Effect of Fuel Cell Operating Potential Window on Pt/C Catalyst Durability
Examensarbete för masterexamen
Materials chemistry (MPMCN), MSc
The proton exchange membrane fuel cell is a potential key player in reducing green house gas emissions. There is, however, a need for further improvements in Pt on carbon support catalyst (Pt/C) durability and costs. The purpose of this thesis is to improve catalyst durability by investigating what upper potential limit (UPL) voltage clipping should be implemented during load cycling. It is further investi gated how scan rate affects catalyst durability. Based on previous research, possible causes and pathways of Pt degradation are discussed. Three catalysts from different producers with varying support surface area are examined with accelerated stress tests (ASTs) using triangular wave . One AST was performed with a scan rate of 250 mV/s in the potential window of 0.6 to 1.0 V. Four ASTs were performed with a scan rate of 50 mV/s with a set lower potential limit (LPL) of 0.6 and varying UPL between 0.7-1.0 V. The electrochemical surface area (ECSA) is calculated to track catalyst degradation at specific intervals during the ASTs. The degradation of the catalyst increases with a higher scan rate from 23 to 26% for scan rates of 50 mV/s and 250 mV/s, respectively. All three catalysts show a decrease in degradation when the UPL is lowered from 1.0 to 0.8 V. With decreased UPL a thinner oxide layer is formed. The degradation increases for two catalysts at UPL 0.7, possibly due to error sources in the method. The Pt/C catalyst with a support area of 750 m2/g displayed the lowest degradation possibly due to a large inter-particle distance. The primary degradation mechanisms for platinum in the potential window of 0.6 and 1.0 V are commonly described as Pt dissolution and agglomeration. Based on the results, it can be concluded that a decreasing UPL in the region 1.0 to 0.8 V and increasing support area results in lower catalyst degradation.

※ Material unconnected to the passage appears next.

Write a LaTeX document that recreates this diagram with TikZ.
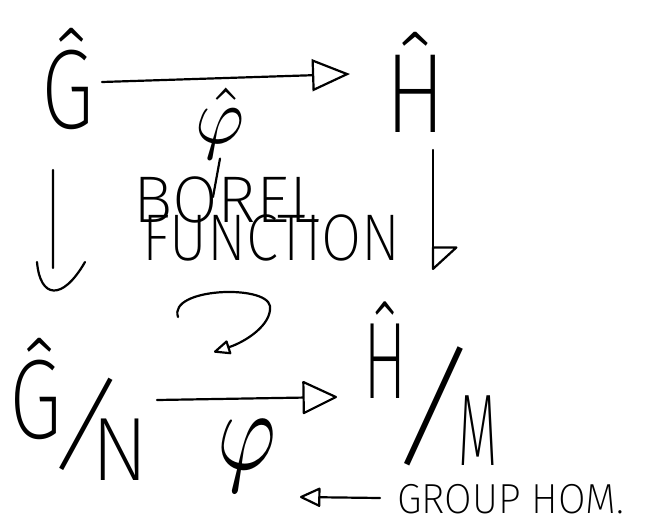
\documentclass[tikz,border=0pt]{standalone}
\usepackage{fontspec}
\setmainfont{Fira Sans ExtraLight}
\usetikzlibrary{arrows.meta}
\newcommand\sqz[2]{\scalebox{#1}[1]{#2}}
\begin{document}
\begin{tikzpicture}[x=1pt,y=-1pt, line width=2.2pt, line cap=round, line join=round,
  txt/.style={inner sep=0pt, outer sep=0pt}]
\useasboundingbox (0,0) rectangle (656,520);
% top row
\node[txt, anchor=base, font=\fontsize{113}{113}\selectfont] (G1) at (68,128) {\sqz{0.76}{Ĝ}};
\node[txt, anchor=base, font=\fontsize{113}{113}\selectfont] (H1) at (416,132) {\sqz{0.8}{Ĥ}};
% bottom row
\node[txt, anchor=base, font=\fontsize{113}{113}\selectfont] (G2) at (36,438) {\sqz{0.76}{Ĝ}};
\node[txt, font=\fontsize{112}{112}\selectfont] (s1) at (86,424) {\rotatebox{-14}{/}};
\node[txt, anchor=base, font=\fontsize{90}{90}\selectfont] (N) at (120,480) {\sqz{0.95}{N}};
\node[txt, anchor=base, font=\fontsize{109}{109}\selectfont] (H2) at (385,398) {\sqz{0.6}{Ĥ}};
\node[txt, font=\fontsize{140}{140}\selectfont] (s2) at (434,406) {\rotatebox{-10}{/}};
\node[txt, anchor=base, font=\fontsize{102}{102}\selectfont] (M) at (478,465) {\sqz{0.5}{M}};
% labels
\node[txt, anchor=base] (phihat) at (220,143) {\scalebox{7.5}[8]{$\hat{\varphi}$}};
\node[txt, anchor=base west, font=\fontsize{66}{66}\selectfont] (borel) at (133,222) {BOREL};
\node[txt, anchor=base west, font=\fontsize{66}{66}\selectfont] (func) at (142,260) {\sqz{0.88}{FUNCTION}};
\node[txt, anchor=base] (phi) at (247,469) {\scalebox{9}[11.5]{$\varphi$}};
\node[txt, anchor=base west, text depth=0pt, font=\fontsize{42}{42}\selectfont] (ghom) at (397,513) {\sqz{0.95}{GROUP HOM.}};
% named ends
\coordinate (sT) at (102,82);
\coordinate (tT) at (350,74);
\coordinate (sL) at (53,170);
\coordinate (tL) at (53,268);
\coordinate (sR) at (433,150);
\coordinate (tR) at (433,270);
\coordinate (sB) at (157,400);
\coordinate (tB) at (337,397);
\coordinate (bstem) at (213,197);
\coordinate (sg) at (380,498);
\coordinate (gtip) at (300,497);
\coordinate (c1) at (178,317);
\coordinate (c2) at (270,306);
\coordinate (c3) at (214,352);
% connectors
\draw[-{Triangle[open,length=38pt,width=32pt]}] (sT) -- (tT);
\draw (sL) -- (tL) (37,262) .. controls (40,298) and (62,302) .. (85,262);
\draw[-{Triangle[open,round,harpoon,length=24pt,width=52pt]}] (sR) -- (tR);
\draw[-{Triangle[open,round,length=36pt,width=34pt]}] (sB) -- (tB);
\draw (phihat.south) -- (bstem);
\draw[-{Triangle[open,round,length=22pt,width=20pt]}] (sg) -- (gtip);
\draw[-{Triangle[open,round,length=18pt,width=15pt]}] (c1) .. controls (168,288) and (266,284) .. (c2) .. controls (272,325) and (245,342) .. (c3);
\end{tikzpicture}
\end{document}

However, the influence of initial ECSA variations, low coating quality, and ink age questions the accuracy of the results. Therefore, it would be beneficial to repeat the current tests with a more controllable method.
Proton exchange membrane fuel cell, accelerated stress test, triangular wave, electrochemical surface area, rotating disk electrode, upper potential limit, scan rate, Pt/C.